Dataset entries
START

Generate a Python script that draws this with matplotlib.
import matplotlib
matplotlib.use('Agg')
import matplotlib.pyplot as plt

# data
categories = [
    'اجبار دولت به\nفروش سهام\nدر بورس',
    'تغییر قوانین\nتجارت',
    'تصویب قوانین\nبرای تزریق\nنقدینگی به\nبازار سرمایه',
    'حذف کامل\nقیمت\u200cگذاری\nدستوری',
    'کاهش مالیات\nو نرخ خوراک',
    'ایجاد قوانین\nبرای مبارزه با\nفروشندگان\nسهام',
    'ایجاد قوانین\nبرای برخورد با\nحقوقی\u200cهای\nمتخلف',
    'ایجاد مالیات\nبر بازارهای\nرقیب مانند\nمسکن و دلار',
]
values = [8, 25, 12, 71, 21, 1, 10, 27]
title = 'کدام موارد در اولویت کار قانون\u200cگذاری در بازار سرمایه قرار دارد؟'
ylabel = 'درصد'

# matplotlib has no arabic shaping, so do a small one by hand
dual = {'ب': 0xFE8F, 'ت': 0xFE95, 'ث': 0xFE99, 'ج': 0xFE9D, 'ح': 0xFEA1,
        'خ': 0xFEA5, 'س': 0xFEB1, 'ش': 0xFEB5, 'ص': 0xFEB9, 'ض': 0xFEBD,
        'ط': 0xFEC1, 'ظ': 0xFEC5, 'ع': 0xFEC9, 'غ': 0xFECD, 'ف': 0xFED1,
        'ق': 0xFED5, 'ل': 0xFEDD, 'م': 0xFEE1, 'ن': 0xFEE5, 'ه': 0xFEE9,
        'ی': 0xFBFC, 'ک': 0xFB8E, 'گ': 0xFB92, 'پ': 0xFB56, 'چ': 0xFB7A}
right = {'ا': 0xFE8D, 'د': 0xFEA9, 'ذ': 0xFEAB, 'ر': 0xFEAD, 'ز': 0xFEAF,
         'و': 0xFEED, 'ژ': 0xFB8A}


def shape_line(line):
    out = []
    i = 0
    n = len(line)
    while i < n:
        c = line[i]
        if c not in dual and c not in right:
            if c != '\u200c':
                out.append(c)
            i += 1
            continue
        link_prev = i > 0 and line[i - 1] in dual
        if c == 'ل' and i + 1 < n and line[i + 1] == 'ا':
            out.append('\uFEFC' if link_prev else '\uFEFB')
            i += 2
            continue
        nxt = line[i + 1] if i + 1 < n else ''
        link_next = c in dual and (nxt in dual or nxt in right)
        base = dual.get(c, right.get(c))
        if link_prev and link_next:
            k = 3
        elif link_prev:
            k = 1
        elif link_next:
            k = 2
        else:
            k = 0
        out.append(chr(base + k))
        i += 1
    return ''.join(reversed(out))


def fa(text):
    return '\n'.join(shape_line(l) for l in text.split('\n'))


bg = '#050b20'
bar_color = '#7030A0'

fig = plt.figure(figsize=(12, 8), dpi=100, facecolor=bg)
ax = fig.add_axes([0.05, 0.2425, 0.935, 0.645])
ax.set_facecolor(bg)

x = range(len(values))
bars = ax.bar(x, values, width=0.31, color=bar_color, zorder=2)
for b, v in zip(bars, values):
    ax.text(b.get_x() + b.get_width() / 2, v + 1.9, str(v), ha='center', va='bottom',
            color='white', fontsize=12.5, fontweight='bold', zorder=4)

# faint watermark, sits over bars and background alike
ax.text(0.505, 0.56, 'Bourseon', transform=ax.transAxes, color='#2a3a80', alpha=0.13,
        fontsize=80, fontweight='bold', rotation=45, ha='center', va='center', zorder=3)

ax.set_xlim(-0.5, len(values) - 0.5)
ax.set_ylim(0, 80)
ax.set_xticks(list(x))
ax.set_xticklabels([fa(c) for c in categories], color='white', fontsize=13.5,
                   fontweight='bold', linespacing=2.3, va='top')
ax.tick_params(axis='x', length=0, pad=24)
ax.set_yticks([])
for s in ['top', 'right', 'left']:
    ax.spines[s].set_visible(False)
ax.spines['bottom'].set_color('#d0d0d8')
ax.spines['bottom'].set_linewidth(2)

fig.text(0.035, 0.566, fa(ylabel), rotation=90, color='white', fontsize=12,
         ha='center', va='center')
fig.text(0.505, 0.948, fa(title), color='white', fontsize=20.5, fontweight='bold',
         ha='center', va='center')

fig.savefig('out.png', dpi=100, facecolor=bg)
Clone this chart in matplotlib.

END

▶ **Given exercise**:
Every record should be given again exactly.

▶ **Result of this exercise**:
Generate a Python script that draws this with matplotlib.
import matplotlib
matplotlib.use('Agg')
import matplotlib.pyplot as plt

# data
categories = [
    'اجبار دولت به\nفروش سهام\nدر بورس',
    'تغییر قوانین\nتجارت',
    'تصویب قوانین\nبرای تزریق\nنقدینگی به\nبازار سرمایه',
    'حذف کامل\nقیمت\u200cگذاری\nدستوری',
    'کاهش مالیات\nو نرخ خوراک',
    'ایجاد قوانین\nبرای مبارزه با\nفروشندگان\nسهام',
    'ایجاد قوانین\nبرای برخورد با\nحقوقی\u200cهای\nمتخلف',
    'ایجاد مالیات\nبر بازارهای\nرقیب مانند\nمسکن و دلار',
]
values = [8, 25, 12, 71, 21, 1, 10, 27]
title = 'کدام موارد در اولویت کار قانون\u200cگذاری در بازار سرمایه قرار دارد؟'
ylabel = 'درصد'

# matplotlib has no arabic shaping, so do a small one by hand
dual = {'ب': 0xFE8F, 'ت': 0xFE95, 'ث': 0xFE99, 'ج': 0xFE9D, 'ح': 0xFEA1,
        'خ': 0xFEA5, 'س': 0xFEB1, 'ش': 0xFEB5, 'ص': 0xFEB9, 'ض': 0xFEBD,
        'ط': 0xFEC1, 'ظ': 0xFEC5, 'ع': 0xFEC9, 'غ': 0xFECD, 'ف': 0xFED1,
        'ق': 0xFED5, 'ل': 0xFEDD, 'م': 0xFEE1, 'ن': 0xFEE5, 'ه': 0xFEE9,
        'ی': 0xFBFC, 'ک': 0xFB8E, 'گ': 0xFB92, 'پ': 0xFB56, 'چ': 0xFB7A}
right = {'ا': 0xFE8D, 'د': 0xFEA9, 'ذ': 0xFEAB, 'ر': 0xFEAD, 'ز': 0xFEAF,
         'و': 0xFEED, 'ژ': 0xFB8A}


def shape_line(line):
    out = []
    i = 0
    n = len(line)
    while i < n:
        c = line[i]
        if c not in dual and c not in right:
            if c != '\u200c':
                out.append(c)
            i += 1
            continue
        link_prev = i > 0 and line[i - 1] in dual
        if c == 'ل' and i + 1 < n and line[i + 1] == 'ا':
            out.append('\uFEFC' if link_prev else '\uFEFB')
            i += 2
            continue
        nxt = line[i + 1] if i + 1 < n else ''
        link_next = c in dual and (nxt in dual or nxt in right)
        base = dual.get(c, right.get(c))
        if link_prev and link_next:
            k = 3
        elif link_prev:
            k = 1
        elif link_next:
            k = 2
        else:
            k = 0
        out.append(chr(base + k))
        i += 1
    return ''.join(reversed(out))


def fa(text):
    return '\n'.join(shape_line(l) for l in text.split('\n'))


bg = '#050b20'
bar_color = '#7030A0'

fig = plt.figure(figsize=(12, 8), dpi=100, facecolor=bg)
ax = fig.add_axes([0.05, 0.2425, 0.935, 0.645])
ax.set_facecolor(bg)

x = range(len(values))
bars = ax.bar(x, values, width=0.31, color=bar_color, zorder=2)
for b, v in zip(bars, values):
    ax.text(b.get_x() + b.get_width() / 2, v + 1.9, str(v), ha='center', va='bottom',
            color='white', fontsize=12.5, fontweight='bold', zorder=4)

# faint watermark, sits over bars and background alike
ax.text(0.505, 0.56, 'Bourseon', transform=ax.transAxes, color='#2a3a80', alpha=0.13,
        fontsize=80, fontweight='bold', rotation=45, ha='center', va='center', zorder=3)

ax.set_xlim(-0.5, len(values) - 0.5)
ax.set_ylim(0, 80)
ax.set_xticks(list(x))
ax.set_xticklabels([fa(c) for c in categories], color='white', fontsize=13.5,
                   fontweight='bold', linespacing=2.3, va='top')
ax.tick_params(axis='x', length=0, pad=24)
ax.set_yticks([])
for s in ['top', 'right', 'left']:
    ax.spines[s].set_visible(False)
ax.spines['bottom'].set_color('#d0d0d8')
ax.spines['bottom'].set_linewidth(2)

fig.text(0.035, 0.566, fa(ylabel), rotation=90, color='white', fontsize=12,
         ha='center', va='center')
fig.text(0.505, 0.948, fa(title), color='white', fontsize=20.5, fontweight='bold',
         ha='center', va='center')

fig.savefig('out.png', dpi=100, facecolor=bg)
Clone this chart in matplotlib.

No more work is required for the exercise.